- Location: Lockeford, California, USA
- Coordinates: 38°09′13″N 121°09′46″W﻿ / ﻿38.15356°N 121.16271°W
- Appellation: Lodi AVA
- Formerly: Lockeford Cooperative Winery
- Founded: 1998
- First vintage: 2000
- Key people: Don Litchfield, Owner
- Cases/yr: < 2500
- Varietals: Mourvedre, Sangiovese, Zinfandel, Petite Verdot, Merlot, Petite Sirah, Cabernet Sauvignon, Barbera, Chardonnay, Viognier
- Distribution: United States direct sales only
- Tasting: open to public
- Website: http://www.vinopiazza.com/oldelockeford/

= Olde Lockeford Winery =

American winery located in California

Olde Lockeford Winery is a winery and custom crush facility in Lockeford, California, United States.

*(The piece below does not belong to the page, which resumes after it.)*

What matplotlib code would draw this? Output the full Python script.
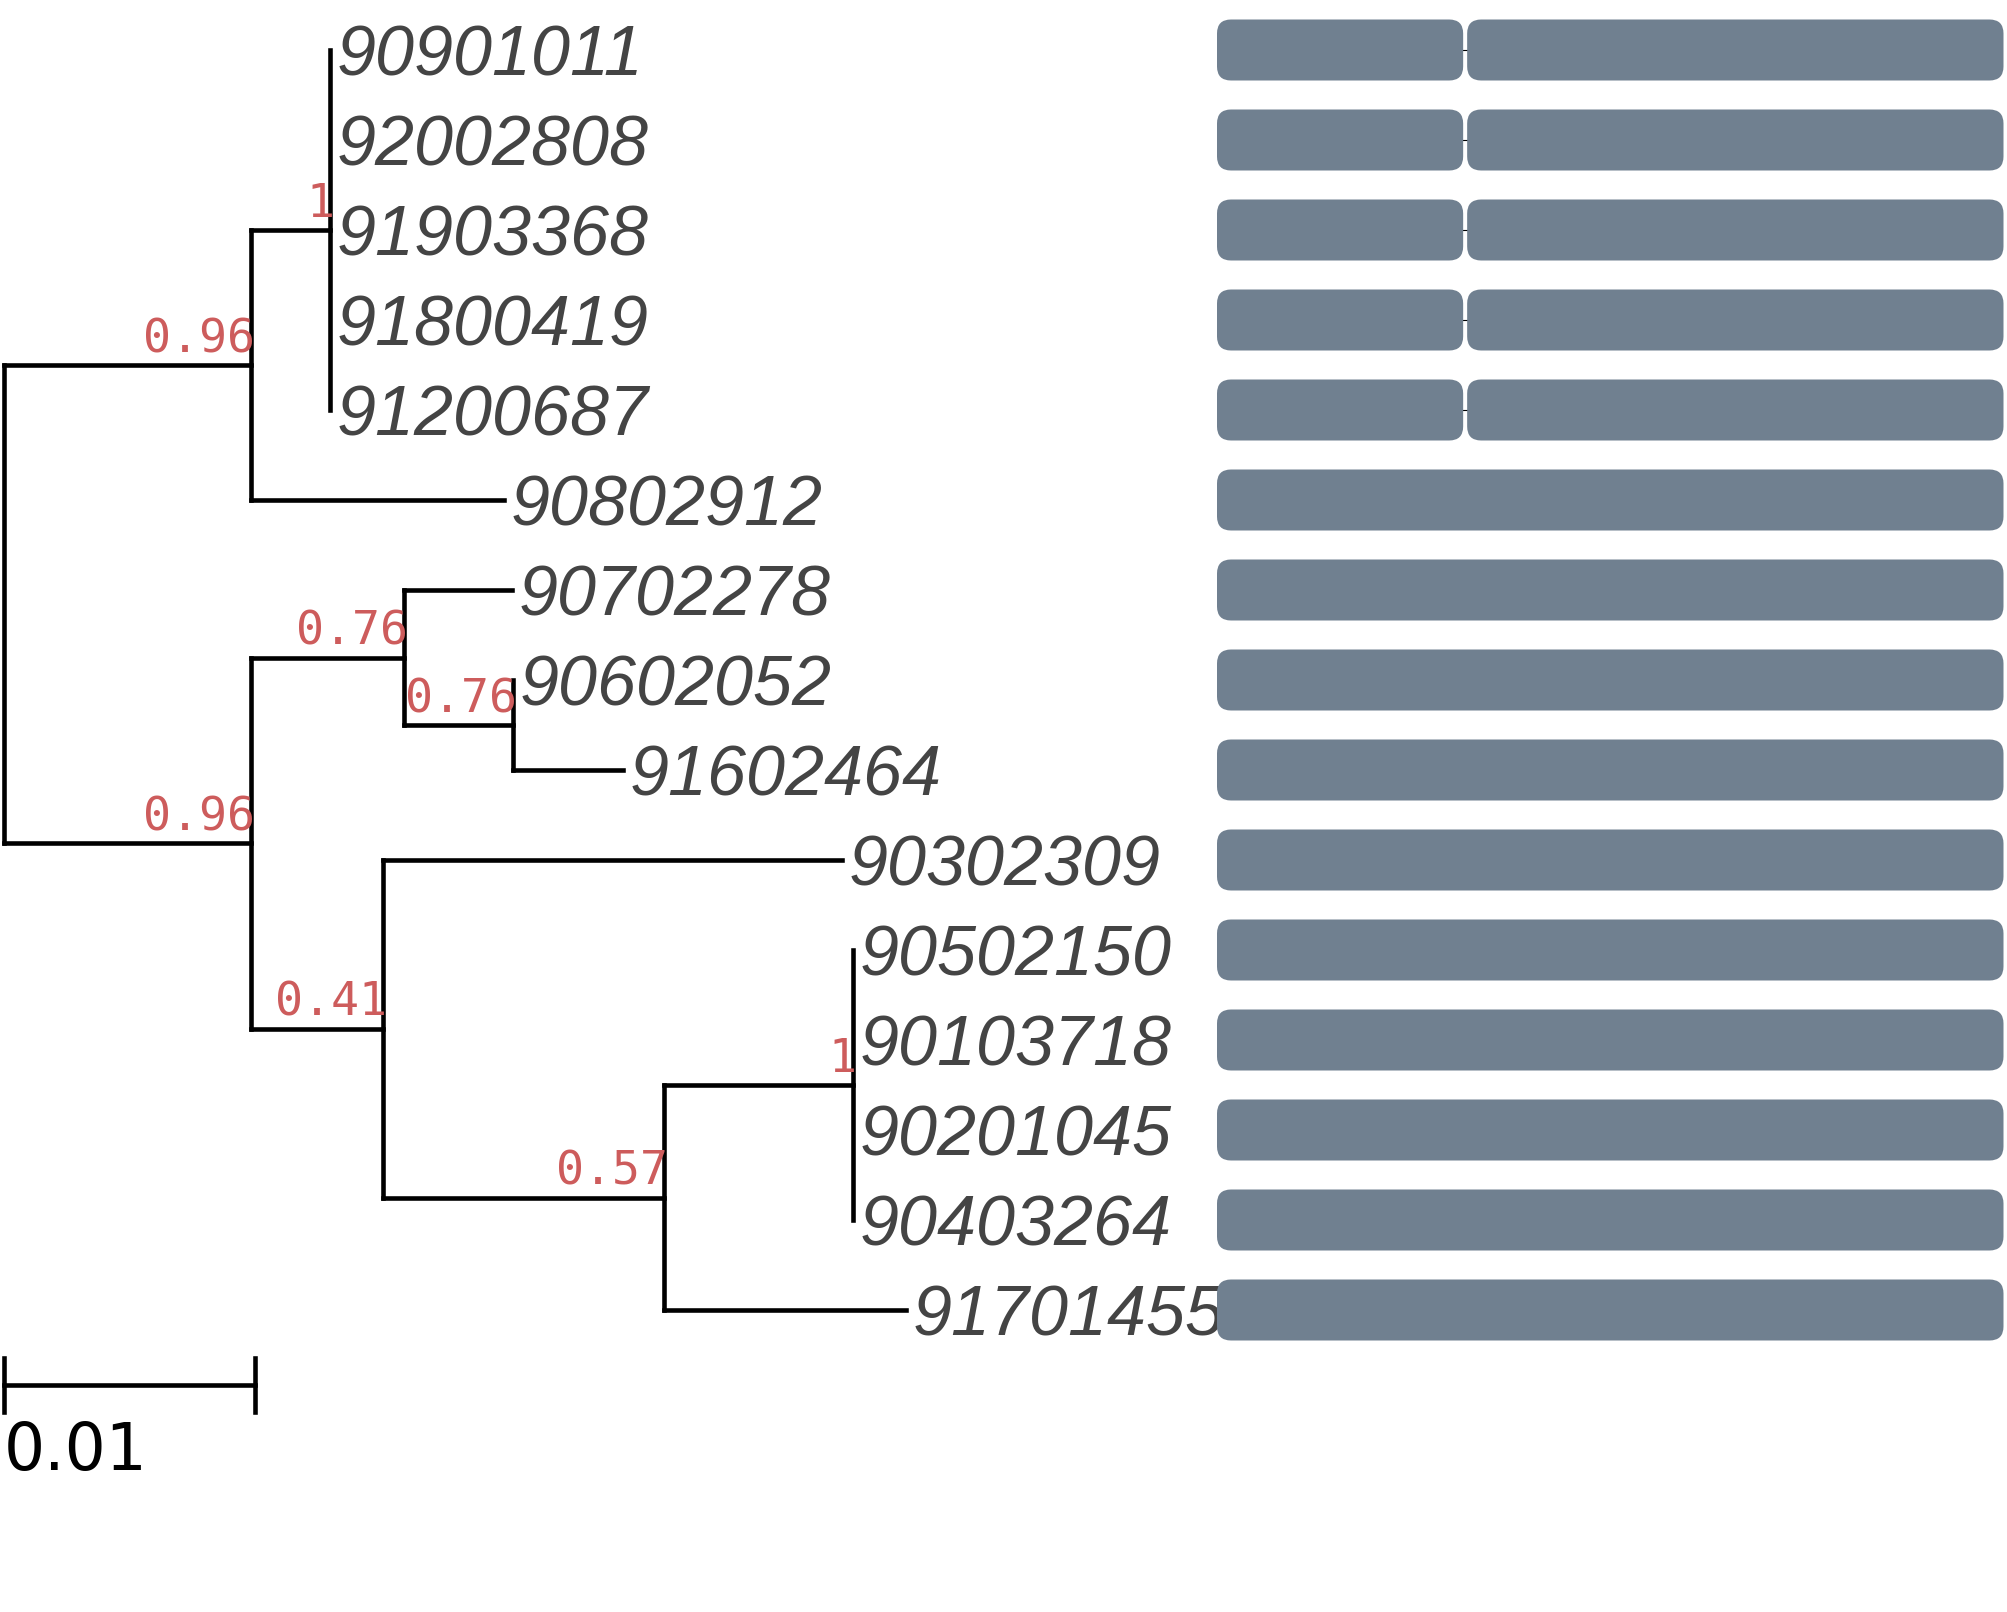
#!/usr/bin/env python3

import matplotlib
matplotlib.use('Agg')
import matplotlib.pyplot as plt
from matplotlib.patches import FancyBboxPatch

# internal nodes of the tree: parent, branch length, support
node_names = ['n0', 'n1', 'n2', 'n3', 'n4', 'n5', 'n6', 'n7', 'n8']
node_parent = [None, 'n0', 'n1', 'n0', 'n3', 'n4', 'n3', 'n6', 'n7']
node_length = [0.0, 0.00984, 0.00315, 0.00984, 0.0061, 0.00434, 0.00526, 0.0112, 0.00751]
node_support = [None, 0.96, 1, 0.96, 0.76, 0.76, 0.41, 0.57, 1]

# leaves, top to bottom
tip_names = ['90901011', '92002808', '91903368', '91800419', '91200687',
             '90802912', '90702278', '90602052', '91602464', '90302309',
             '90502150', '90103718', '90201045', '90403264', '91701455']
tip_parent = ['n2', 'n2', 'n2', 'n2', 'n2', 'n1', 'n4', 'n5', 'n5', 'n6',
              'n8', 'n8', 'n8', 'n8', 'n7']
tip_length = [0.0, 0.0, 0.0, 0.0, 0.0, 0.01008, 0.0043, 0.0, 0.00438, 0.01829,
              0.0, 0.0, 0.0, 0.0, 0.00963]

# domain architecture per leaf (residue ranges)
seq_len = 786
split_domains = [(0, 246), (250, 786)]
full_domains = [(0, 786)]
tip_domains = [split_domains] * 5 + [full_domains] * 10

scale_len = 0.01

W, H = 2007, 1612
LINE = 3.3
TEXT_COLOR = '#444444'
SUPPORT_COLOR = '#cd5c5c'
BAR_COLOR = '#708090'


def node_x(name):
    i = node_names.index(name)
    if node_parent[i] is None:
        return 0.0
    return node_x(node_parent[i]) + node_length[i]


def main():
    fig = plt.figure(figsize=(W / 100, H / 100), dpi=100)
    ax = fig.add_axes([0, 0, 1, 1])
    px = 0.01 / 251  # data units per pixel
    ax.set_xlim(-4 * px, (W - 4) * px)
    ylim = ((H - 50) / 90, -50 / 90)
    ax.set_ylim(*ylim)
    ax.axis('off')

    # positions
    nx = {n: node_x(n) for n in node_names}
    tx = [nx[p] + l for p, l in zip(tip_parent, tip_length)]
    ty = list(range(len(tip_names)))

    child_y = {n: [] for n in node_names}
    for p, y in zip(tip_parent, ty):
        child_y[p].append(y)
    ny = {}

    # resolve internal y bottom-up
    def get_y(n):
        if n in ny:
            return ny[n]
        ys = list(child_y[n])
        for c, p in zip(node_names, node_parent):
            if p == n:
                ys.append(get_y(c))
        ny[n] = (min(ys) + max(ys)) / 2
        return ny[n]
    for n in node_names:
        get_y(n)

    kw = dict(color='black', lw=LINE, solid_capstyle='projecting')
    # vertical connectors
    for n in node_names:
        ys = list(child_y[n]) + [ny[c] for c, p in zip(node_names, node_parent) if p == n]
        ax.plot([nx[n], nx[n]], [min(ys), max(ys)], **kw)
    # horizontal branches of internal nodes
    for n, p in zip(node_names, node_parent):
        if p is not None:
            ax.plot([nx[p], nx[n]], [ny[n], ny[n]], **kw)
    # leaf branches
    for x, y, p in zip(tx, ty, tip_parent):
        if x > nx[p]:
            ax.plot([nx[p], x], [y, y], **kw)

    # support values
    for n, s in zip(node_names, node_support):
        if s is None:
            continue
        ax.annotate(f'{s:g}', (nx[n], ny[n]), xytext=(3, 2), textcoords='offset points',
                    ha='right', va='bottom', color=SUPPORT_COLOR,
                    family='DejaVu Sans Mono', fontsize=33.5)

    # leaf names
    for name, x, y in zip(tip_names, tx, ty):
        ax.annotate(name, (x, y), xytext=(5, 0), textcoords='offset points',
                    ha='left', va='center_baseline', color=TEXT_COLOR,
                    family=['Liberation Sans', 'DejaVu Sans'], style='italic',
                    fontsize=50.5)

    # scale bar
    sy = (1385 - 50) / 90
    ax.plot([0, scale_len], [sy, sy], color='black', lw=LINE)
    for x in (0, scale_len):
        ax.plot([x, x], [sy - 0.3, sy + 0.3], color='black', lw=LINE)
    ax.text(0, (1420 - 50) / 90, f'{scale_len:g}', ha='left', va='top',
            family='DejaVu Sans', fontsize=46.5, color='black')

    # domain bars
    left = 1217 / W
    ax2 = fig.add_axes([left, 0, (seq_len + 0.5) / W, 1])
    ax2.set_xlim(0, seq_len)
    ax2.set_ylim(*ylim)
    ax2.axis('off')
    ax2.patch.set_alpha(0)
    bar_h = 61 / 90
    for y, doms in zip(ty, tip_domains):
        for (a0, b0), (a1, b1) in zip(doms[:-1], doms[1:]):
            ax2.plot([b0 - 2, a1 + 2], [y, y], color='black', lw=0.8, zorder=1)
        for a, b in doms:
            box = FancyBboxPatch((a, y - bar_h / 2), b - a, bar_h,
                                 boxstyle='round,pad=0,rounding_size=14',
                                 mutation_aspect=1 / 90, facecolor=BAR_COLOR,
                                 edgecolor='none', zorder=2)
            ax2.add_patch(box)

    plt.savefig('out.png', dpi=100)


if __name__ == '__main__':
    main()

The winery was founded in 1946 as the Lockeford Cooperative Winery, but had closed more than a decade before being purchased by Don Litchfield in 1998. The winery complex was renamed Vino Piazza, and reconfigured to house multiple "micro-wineries". Olde Lockeford Winery is one of several wineries in the complex. In addition to the wineries that lease space in the Vino Piazza, the facility also offers a custom crush facility that can be leased by winery operations in other parts of the state.

== History ==
Olde Lockeford Winery was founded in 1946 as the Lockeford Cooperative Winery. The winery had closed by the 1970s, and the site suffered from environmental damage. Don Litchfield purchased the 75000 sqft facility in 1998 intending to remodel the space to resemble a Tuscan castle that would house a wine museum. After discussing the project with Mark Chandler, executive director of the Lodi-Woodbridge Winegrape Commission, Litchfield decided to convert the facility into a site where multiple "micro-wineries" could occupy shared space and facilities. Investing over $3 million in the project, Litchfield renamed the facility Vino Piazza and called his own winery operation at the facility Olde Lockeford Winery.

== Wines and vineyards==
Like other wineries at Vino Piazza, Olde Lockeford Winery produces less than 2500 cases of wine per year. Most of the grapes used by Olde Lockeford Winery comes from vineyards in the nearby regions in the Lodi AVA. Olde Lockeford Winery produces a wide variety of wines, including varietal Mourvedre, Sangiovese, Petit Verdot, Merlot, Petite Sirah, Cabernet Sauvignon, Barbera, Riesling, Viognier, Chardonnay, Muscat Canelli, and Black Muscat. They also produce a small number of blended wines, a sparkling wine, a rosé, and several dessert wines.